Payroll departments take note!…. Under tremendous pressure from all sides, President Obama on Thursday (4/14) signed into law a bill repealing Obamacare’s 1099 tax reporting requirement, the first provision of the Obamacare to be repealed. The Senate finally passed the law on April 5. The Republican controlled House cleared it in March. Obama signed the bill, which was previously defeated several times, even though he had issue with the way it’s paid for: a “clawback” provision that goes after people who get more in health care subsidies than entitled to under the health care reform law.

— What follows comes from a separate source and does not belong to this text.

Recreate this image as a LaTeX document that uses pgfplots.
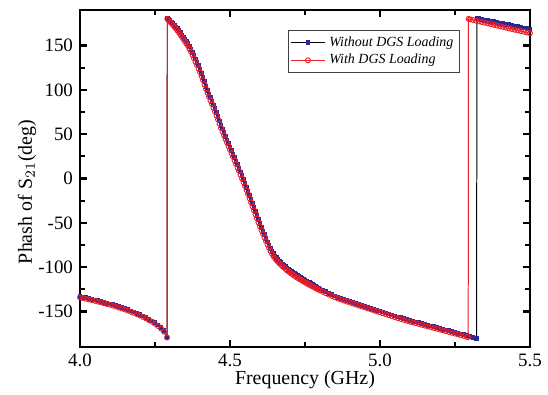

The president stated (…and we are not making this up…) “Today, I was pleased to take another step to relieve unnecessary burdens on small businesses by signing H.R. 4 into law” 

Ever since the passage of Obama’s health care law and the realization of the 1099 requirement, there has been a big push to get this law repealed. The law which would have gone into effect in 2012, would have required all businesses to file 1099’s for every business and individual they made payments to in excess of $600. For example, if you spent over $600 purchasing gas for the company car at a local gas station, you would have been required to issue that gas station a 1099.  The purpose of the law was to help collect tax on on supposedly unreported income. Lawmakers estimated the requirement would have resulted in $17 billion in additional annual taxes collected. However, the IRS estimated it would have to hire at least 15,000 additional agents to enforce the rule and that enforcement would cost approximately $30 billion annually.

On a related Obamacare topic, in the month of March, 128 new business entities were allowed an exemption from the new health care plan. This means that since its inception, 1,168 businesses, insurers, unions and other organizations have received at least one-year exemptions from the health care reform provision. Proponents of the plan state that these exemptions are necessary while the health care industry adjusts to the new model. Opponents point out that if the new health care plan is so good, then why all the exemptions?